§ **WHAT YOU WILL DO**
Write out, word for word, every line from the first one through the line that holds "const rightTicks = [0, 20, 40, 60, 80, 100];", and nothing else; skip the pictures.

§ **DATASET EXCERPT**
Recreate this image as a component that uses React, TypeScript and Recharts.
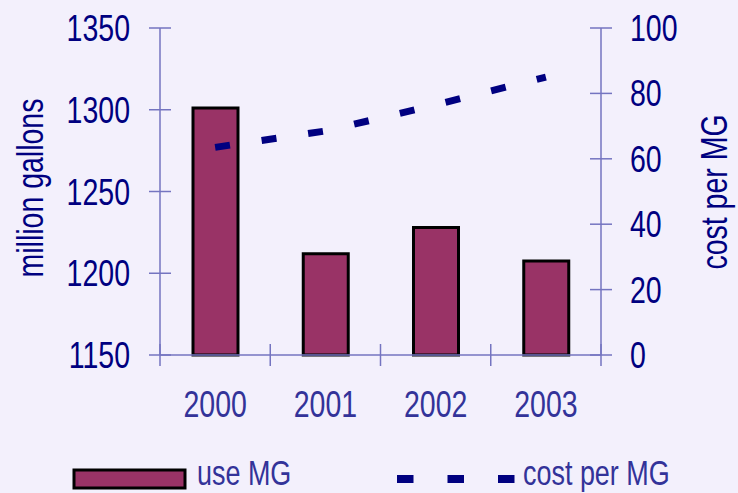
import { Bar, ComposedChart, Line, XAxis, YAxis } from 'recharts';

const years = ['2000', '2001', '2002', '2003'];
const useMG = [1301, 1212, 1228, 1207.5];
const costPerMG = [63.5, 68.5, 76.5, 85];
const leftTicks = [1150, 1200, 1250, 1300, 1350];
const rightTicks = [0, 20, 40, 60, 80, 100];

const data = years.map((year, i) => ({ year, use: useMG[i], cost: costPerMG[i] }));

const FONT = '"Liberation Sans", Arial, sans-serif';
const NAVY = '#000080';
const SOFT = '#333399';
const AXIS = '#7474c0';
const SQUEEZE = 0.77;
const HALF_BAND = 441 / 4 / 2;

function LeftTick({ x, y, payload }: any) {
  return (
    <g>
      <line x1={x - 11} x2={x + 11} y1={y} y2={y} stroke={AXIS} strokeWidth={1.5} />
      <text
        transform={`translate(${x - 30},${y + 13}) scale(${SQUEEZE},1)`}
        textAnchor="end"
        fontFamily={FONT}
        fontSize={37}
        fill={NAVY}
      >
        {payload.value}
      </text>
    </g>
  );
}

function RightTick({ x, y, payload }: any) {
  return (
    <g>
      <line x1={x - 11} x2={x + 11} y1={y} y2={y} stroke={AXIS} strokeWidth={1.5} />
      <text
        transform={`translate(${x + 29},${y + 13}) scale(${SQUEEZE},1)`}
        textAnchor="start"
        fontFamily={FONT}
        fontSize={37}
        fill={NAVY}
      >
        {payload.value}
      </text>
    </g>
  );
}

function YearTick({ x, y, payload, index }: any) {
  const last = index === years.length - 1;
  return (
    <g>
      <line x1={x - HALF_BAND} x2={x - HALF_BAND} y1={y - 11} y2={y + 11} stroke={AXIS} strokeWidth={1.5} />
      {last && (
        <line x1={x + HALF_BAND} x2={x + HALF_BAND} y1={y - 11} y2={y + 11} stroke={AXIS} strokeWidth={1.5} />
      )}
      <text
        transform={`translate(${x},${y + 62}) scale(${SQUEEZE},1)`}
        textAnchor="middle"
        fontFamily={FONT}
        fontSize={37}
        fill={SOFT}
      >
        {payload.value}
      </text>
    </g>
  );
}

function AxisTitle({ x, y, text }: { x: number; y: number; text: string }) {
  return (
    <text
      transform={`translate(${x},${y}) rotate(-90) scale(${SQUEEZE},1)`}
      textAnchor="middle"
      fontFamily={FONT}
      fontSize={37}
      fill={NAVY}
    >
      {text}
    </text>
  );
}

export default function App() {
  return (
    <div
      style={{
        position: 'absolute',
        left: 0,
        top: 0,
        width: 738,
        height: 493,
        background: '#f3f0fc',
      }}
    >
      <ComposedChart width={738} height={493} data={data} margin={{ top: 28, right: 0, bottom: 0, left: 0 }}>
        <XAxis
          dataKey="year"
          height={138}
          tickSize={0}
          tickMargin={0}
          tickLine={false}
          axisLine={{ stroke: AXIS, strokeWidth: 1.5 }}
          tick={<YearTick />}
          interval={0}
        />
        <YAxis
          yAxisId="left"
          width={160}
          domain={[1150, 1350]}
          ticks={leftTicks}
          tickSize={0}
          tickMargin={0}
          tickLine={false}
          axisLine={{ stroke: AXIS, strokeWidth: 1.5 }}
          tick={<LeftTick />}
          label={{ content: () => <AxisTitle x={43} y={188} text="million gallons" /> }}
        />
        <YAxis
          yAxisId="right"
          orientation="right"
          width={137}
          domain={[0, 100]}
          ticks={rightTicks}
          tickSize={0}
          tickMargin={0}
          tickLine={false}
          axisLine={{ stroke: AXIS, strokeWidth: 1.5 }}
          tick={<RightTick />}
          label={{ content: () => <AxisTitle x={727} y={192} text="cost per MG" /> }}
        />
        <Bar
          yAxisId="left"
          dataKey="use"
          barSize={45}
          fill="#993366"
          stroke="#000000"
          strokeWidth={3}
          isAnimationActive={false}
        />
        <Line
          yAxisId="right"
          dataKey="cost"
          type="linear"
          stroke={NAVY}
          strokeWidth={7}
          strokeDasharray="15 32"
          strokeLinecap="butt"
          dot={false}
          activeDot={false}
          isAnimationActive={false}
        />
      </ComposedChart>
      <svg
        width={738}
        height={493}
        style={{ position: 'absolute', left: 0, top: 0, pointerEvents: 'none' }}
      >
        <rect x={74} y={470} width={111} height={18} fill="#993366" stroke="#000000" strokeWidth={3} />
        <text
          transform={`translate(197,485) scale(${SQUEEZE},1)`}
          fontFamily={FONT}
          fontSize={35}
          fill={SOFT}
        >
          use MG
        </text>
        <line
          x1={397}
          x2={515}
          y1={479}
          y2={479}
          stroke={NAVY}
          strokeWidth={8}
          strokeDasharray="16.5 34"
        />
        <text
          transform={`translate(523,485) scale(${SQUEEZE},1)`}
          fontFamily={FONT}
          fontSize={35}
          fill={SOFT}
        >
          cost per MG
        </text>
      </svg>
    </div>
  );
}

§ **TASK ANSWER**
Recreate this image as a component that uses React, TypeScript and Recharts.
import { Bar, ComposedChart, Line, XAxis, YAxis } from 'recharts';

const years = ['2000', '2001', '2002', '2003'];
const useMG = [1301, 1212, 1228, 1207.5];
const costPerMG = [63.5, 68.5, 76.5, 85];
const leftTicks = [1150, 1200, 1250, 1300, 1350];
const rightTicks = [0, 20, 40, 60, 80, 100];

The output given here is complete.